◆ **WORK REQUIRED**
Reproduce the listing below exactly, beginning with its first line and ending with the line that holds "import * as"; pictures are not part of the copy.

__________________________________________________

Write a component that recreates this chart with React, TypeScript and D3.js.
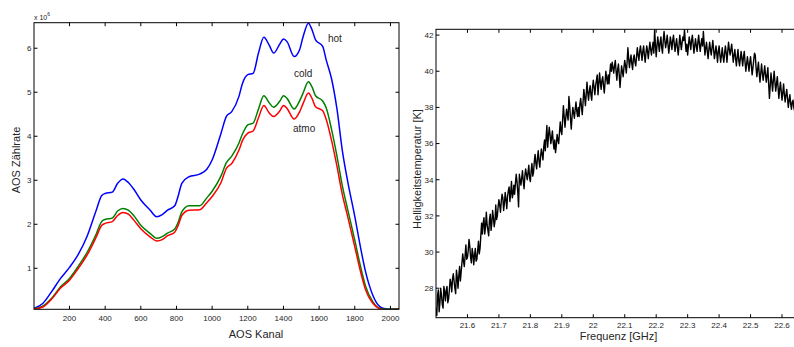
import * as d3 from "d3";

// left panel: AOS counts (x 10^6) per channel
const channels = [1, 50, 100, 150, 200, 250, 300, 350, 380, 400, 440, 470, 500, 530, 560, 600, 650, 690, 720, 750, 790, 810, 830, 870, 930, 970, 1000, 1050, 1080, 1110, 1150, 1170, 1200, 1230, 1260, 1290, 1320, 1345, 1380, 1400, 1420, 1460, 1490, 1510, 1540, 1560, 1580, 1620, 1640, 1670, 1700, 1730, 1760, 1800, 1830, 1860, 1900, 1940, 1970, 2000, 2048];
const hot = [0.09, 0.20, 0.47, 0.77, 1.02, 1.32, 1.74, 2.32, 2.65, 2.70, 2.73, 2.93, 3.03, 2.95, 2.80, 2.55, 2.33, 2.17, 2.22, 2.32, 2.42, 2.65, 2.93, 3.08, 3.14, 3.25, 3.46, 4.07, 4.45, 4.56, 4.90, 5.20, 5.40, 5.43, 5.89, 6.25, 6.07, 5.89, 6.10, 6.21, 6.15, 5.81, 5.96, 6.26, 6.57, 6.42, 6.19, 6.04, 5.73, 5.30, 4.62, 3.68, 2.98, 2.18, 1.52, 0.93, 0.40, 0.13, 0.08, 0.07, 0.08];
const cold = [0.08, 0.14, 0.32, 0.58, 0.77, 1.05, 1.37, 1.78, 2.06, 2.11, 2.14, 2.30, 2.36, 2.32, 2.20, 1.98, 1.80, 1.68, 1.72, 1.80, 1.89, 2.05, 2.28, 2.42, 2.42, 2.60, 2.75, 3.10, 3.40, 3.55, 3.84, 4.05, 4.26, 4.30, 4.62, 4.92, 4.76, 4.66, 4.80, 4.92, 4.86, 4.62, 4.80, 4.98, 5.24, 5.12, 4.92, 4.80, 4.64, 4.15, 3.55, 2.88, 2.34, 1.64, 1.08, 0.60, 0.25, 0.09, 0.07, 0.07, 0.08];
const atmo = [0.07, 0.12, 0.30, 0.55, 0.73, 1.00, 1.31, 1.71, 1.97, 2.02, 2.06, 2.20, 2.27, 2.23, 2.10, 1.90, 1.72, 1.62, 1.65, 1.74, 1.82, 1.98, 2.20, 2.32, 2.33, 2.49, 2.63, 2.95, 3.27, 3.38, 3.68, 3.90, 4.07, 4.12, 4.42, 4.70, 4.53, 4.45, 4.58, 4.70, 4.63, 4.39, 4.55, 4.74, 4.98, 4.86, 4.67, 4.58, 4.38, 3.90, 3.32, 2.68, 2.18, 1.49, 0.96, 0.52, 0.21, 0.08, 0.06, 0.06, 0.07];
const chanTicks = [200, 400, 600, 800, 1000, 1200, 1400, 1600, 1800, 2000];
const countTicks = [1, 2, 3, 4, 5, 6];

// right panel: brightness temperature, one value every 2.5 MHz from 21.5 GHz
const freqStart = 21.5;
const freqStep = 0.0025;
const brightness = [
  26.9, 26.5, 27.6, 27.9, 26.7, 27.2, 28.0, 27.6, 27.1, 26.9, 28.1, 27.8, 27.3, 27.9, 28.1, 27.2, 27.4, 27.9, 28.5, 28.3,
  27.8, 28.5, 28.8, 28.4, 28.0, 27.7, 29.0, 28.6, 28.0, 28.7, 29.2, 28.4, 28.9, 29.4, 29.9, 29.5, 29.2, 29.8, 30.4, 29.6,
  29.7, 30.1, 30.7, 30.3, 29.7, 29.4, 30.2, 29.9, 29.3, 29.8, 30.2, 29.5, 29.6, 30.1, 30.6, 29.9, 30.2, 30.9, 31.6, 31.0,
  31.6, 31.9, 31.0, 31.4, 32.2, 31.5, 31.2, 30.9, 31.8, 32.1, 31.2, 31.6, 32.3, 31.9, 31.4, 31.7, 32.6, 31.8, 32.0, 32.5,
  32.9, 32.6, 32.2, 32.8, 33.2, 33.0, 32.3, 32.7, 33.3, 32.9, 32.4, 33.1, 33.4, 33.6, 32.8, 33.3, 33.9, 33.0, 33.2, 33.7,
  33.2, 33.8, 34.3, 33.9, 33.3, 32.5, 34.3, 34.0, 33.7, 34.1, 34.5, 33.9, 33.5, 34.2, 34.6, 34.3, 34.0, 34.4, 34.8, 34.1,
  33.9, 34.5, 34.9, 34.2, 34.4, 35.0, 35.4, 34.9, 34.6, 35.2, 35.6, 35.0, 34.7, 35.3, 35.7, 35.4, 35.1, 35.8, 36.2, 35.6,
  36.3, 37.0, 35.8, 36.4, 36.9, 36.5, 36.0, 36.3, 36.7, 36.1, 35.7, 36.2, 35.5, 35.9, 36.5, 36.2, 36.0, 36.6, 37.2, 36.7,
  36.5, 37.3, 38.1, 37.5, 36.9, 37.4, 37.9, 37.6, 37.3, 38.6, 38.1, 37.4, 36.8, 37.5, 38.0, 37.7, 37.4, 37.9, 38.3, 37.8,
  37.5, 38.0, 37.5, 38.2, 38.5, 38.0, 37.6, 38.3, 39.0, 38.6, 38.1, 38.7, 39.4, 38.8, 38.4, 38.9, 39.2, 38.7, 38.4, 39.1,
  39.5, 39.1, 38.7, 39.2, 39.5, 39.8, 38.7, 39.3, 39.9, 39.4, 39.0, 39.5, 39.7, 39.2, 38.8, 39.4, 40.0, 39.6, 39.3, 39.8,
  39.3, 39.9, 40.4, 40.0, 40.5, 40.2, 39.9, 40.3, 40.6, 40.0, 39.5, 40.1, 40.4, 39.8, 39.1, 39.7, 40.3, 40.0, 39.7, 40.2,
  40.6, 40.3, 39.9, 40.5, 41.3, 40.7, 40.2, 40.6, 40.9, 40.4, 40.1, 40.7, 40.9, 40.5, 40.3, 40.8, 41.3, 40.9, 40.6, 41.1,
  41.4, 41.0, 40.6, 41.1, 41.4, 40.9, 40.5, 41.0, 41.4, 41.1, 40.7, 41.2, 41.6, 41.2, 40.9, 41.3, 41.6, 41.0, 42.3, 41.5,
  40.8, 41.4, 41.9, 41.5, 41.1, 41.6, 41.9, 41.3, 41.0, 41.7, 42.2, 41.7, 41.3, 41.6, 42.0, 41.5, 41.0, 41.4, 41.9, 41.6,
  41.2, 41.7, 42.0, 41.5, 41.1, 41.5, 41.8, 41.3, 40.9, 41.4, 42.0, 41.6, 41.2, 41.6, 41.9, 41.7, 42.3, 41.6, 41.1, 41.5,
  40.9, 41.4, 41.9, 41.6, 41.2, 41.7, 42.0, 41.5, 41.0, 41.4, 41.8, 41.4, 41.1, 41.6, 42.0, 41.5, 41.1, 41.5, 41.8, 41.4,
  42.2, 41.5, 40.9, 41.3, 41.6, 41.1, 40.7, 41.2, 41.6, 41.2, 40.9, 41.3, 41.7, 41.2, 40.7, 41.0, 41.4, 41.0, 40.5, 41.1,
  41.4, 40.9, 40.5, 40.9, 41.3, 40.8, 40.5, 41.0, 41.4, 41.0, 40.5, 41.1, 41.6, 41.2, 40.9, 41.2, 41.5, 41.0, 40.5, 40.9,
  41.2, 40.7, 40.3, 40.8, 41.2, 40.6, 40.3, 40.7, 41.1, 40.7, 40.3, 40.8, 41.1, 40.5, 40.0, 40.4, 40.8, 40.4, 40.0, 40.5,
  40.8, 40.3, 39.8, 40.2, 40.6, 41.0, 40.9, 40.2, 39.7, 40.1, 40.5, 39.9, 39.4, 39.9, 40.4, 39.9, 39.5, 39.9, 40.3, 39.8,
  39.4, 39.8, 40.2, 39.3, 38.5, 39.2, 39.9, 39.4, 38.9, 39.5, 40.0, 39.4, 38.9, 39.3, 39.7, 39.1, 38.5, 39.0, 39.4, 38.9,
  38.4, 38.8, 39.3, 38.7, 38.3, 38.7, 39.0, 38.5, 38.0, 38.4, 38.7, 38.2, 37.9, 38.3, 38.4, 38.0, 37.8,
];
const freqTicks = [21.6, 21.7, 21.8, 21.9, 22.0, 22.1, 22.2, 22.3, 22.4, 22.5, 22.6];
const tempTicks = [28, 30, 32, 34, 36, 38, 40, 42];

const W = 794;
const H = 347;
const font = "'Liberation Sans', Arial, Helvetica, sans-serif";
const txt = "#262626";
const tick = 3.5;

export default function App() {
  // left axes box
  const L = { left: 34, right: 399, top: 22.7, bottom: 309.3 };
  const x1 = d3.scaleLinear([1, 2048], [L.left, L.right]);
  const y1 = d3.scaleLinear([0.068, 6.58], [L.bottom, L.top]);
  const spec = (vals: number[]) =>
    d3.line<number>((_, i) => x1(channels[i]), (d) => y1(d)).curve(d3.curveMonotoneX)(vals) || "";

  // right axes box (right edge runs past the picture)
  const R = { left: 436, right: 794.6, top: 29.3, bottom: 317.7 };
  const x2 = d3.scaleLinear([21.5, 22.64], [R.left, R.right]);
  const y2 = d3.scaleLinear([26.37, 42.32], [R.bottom, R.top]);
  const tb = d3.line<number>((_, i) => x2(freqStart + i * freqStep), (d) => y2(d))(brightness) || "";

  return (
    <svg width={W} height={H} style={{ position: "absolute", left: 0, top: 0, background: "#fff" }} fontFamily={font}>
      <defs>
        <clipPath id="clipL">
          <rect x={L.left} y={L.top} width={L.right - L.left} height={L.bottom - L.top} />
        </clipPath>
        <clipPath id="clipR">
          <rect x={R.left} y={R.top} width={R.right - R.left} height={R.bottom - R.top} />
        </clipPath>
      </defs>

      {/* ---- left panel ---- */}
      <g clipPath="url(#clipL)" fill="none" strokeWidth={1.5} strokeLinejoin="round">
        <path d={spec(hot)} stroke="#0000ff" />
        <path d={spec(cold)} stroke="#008000" />
        <path d={spec(atmo)} stroke="#ff0000" />
      </g>
      <rect x={L.left} y={L.top} width={L.right - L.left} height={L.bottom - L.top} fill="none" stroke="#000" strokeWidth={1} />
      {chanTicks.map((t) => (
        <g key={t}>
          <line x1={x1(t)} x2={x1(t)} y1={L.bottom} y2={L.bottom - tick} stroke="#000" />
          <line x1={x1(t)} x2={x1(t)} y1={L.top} y2={L.top + tick} stroke="#000" />
          <text x={x1(t)} y={L.bottom + 11.3} textAnchor="middle" fontSize={8} fill={txt}>{t}</text>
        </g>
      ))}
      {countTicks.map((t) => (
        <g key={t}>
          <line x1={L.left} x2={L.left + tick} y1={y1(t)} y2={y1(t)} stroke="#000" />
          <line x1={L.right} x2={L.right - tick} y1={y1(t)} y2={y1(t)} stroke="#000" />
          <text x={L.left - 2.5} y={y1(t) + 2.9} textAnchor="end" fontSize={8} fill={txt}>{t}</text>
        </g>
      ))}
      <text x={L.left} y={19.5} fontSize={7} fill={txt}>
        x 10<tspan dy={-3.5} fontSize={5}>6</tspan>
      </text>
      <text x={256} y={338} textAnchor="middle" fontSize={11} fill={txt}>AOS Kanal</text>
      <text transform="translate(19.5,160) rotate(-90)" textAnchor="middle" fontSize={11} fill={txt}>AOS Zählrate</text>
      <text x={328} y={41.7} fontSize={10} fill={txt}>hot</text>
      <text x={294} y={76.7} fontSize={10} fill={txt}>cold</text>
      <text x={293} y={132.3} fontSize={10} fill={txt}>atmo</text>

      {/* ---- right panel ---- */}
      <g clipPath="url(#clipR)">
        <path d={tb} fill="none" stroke="#000" strokeWidth={1.4} strokeLinejoin="round" />
      </g>
      <rect x={R.left} y={R.top} width={R.right - R.left} height={R.bottom - R.top} fill="none" stroke="#000" strokeWidth={1} />
      {freqTicks.map((t) => (
        <g key={t}>
          <line x1={x2(t)} x2={x2(t)} y1={R.bottom} y2={R.bottom - tick} stroke="#000" />
          <line x1={x2(t)} x2={x2(t)} y1={R.top} y2={R.top + tick} stroke="#000" />
          <text x={x2(t)} y={R.bottom + 10.3} textAnchor="middle" fontSize={8} fill={txt}>{String(+t.toFixed(1))}</text>
        </g>
      ))}
      {tempTicks.map((t) => (
        <g key={t}>
          <line x1={R.left} x2={R.left + tick} y1={y2(t)} y2={y2(t)} stroke="#000" />
          <text x={R.left - 2.5} y={y2(t) + 2.9} textAnchor="end" fontSize={8} fill={txt}>{t}</text>
        </g>
      ))}
      <text x={618.5} y={339.5} textAnchor="middle" fontSize={11} fill={txt}>Frequenz [GHz]</text>
      <text transform="translate(420.5,169) rotate(-90)" textAnchor="middle" fontSize={11} fill={txt}>Helligkeitstemperatur [K]</text>
    </svg>
  );
}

__________________________________________________

◆ **RESPONSE FOR THIS EXERCISE**
Write a component that recreates this chart with React, TypeScript and D3.js.
import * as d3 from "d3";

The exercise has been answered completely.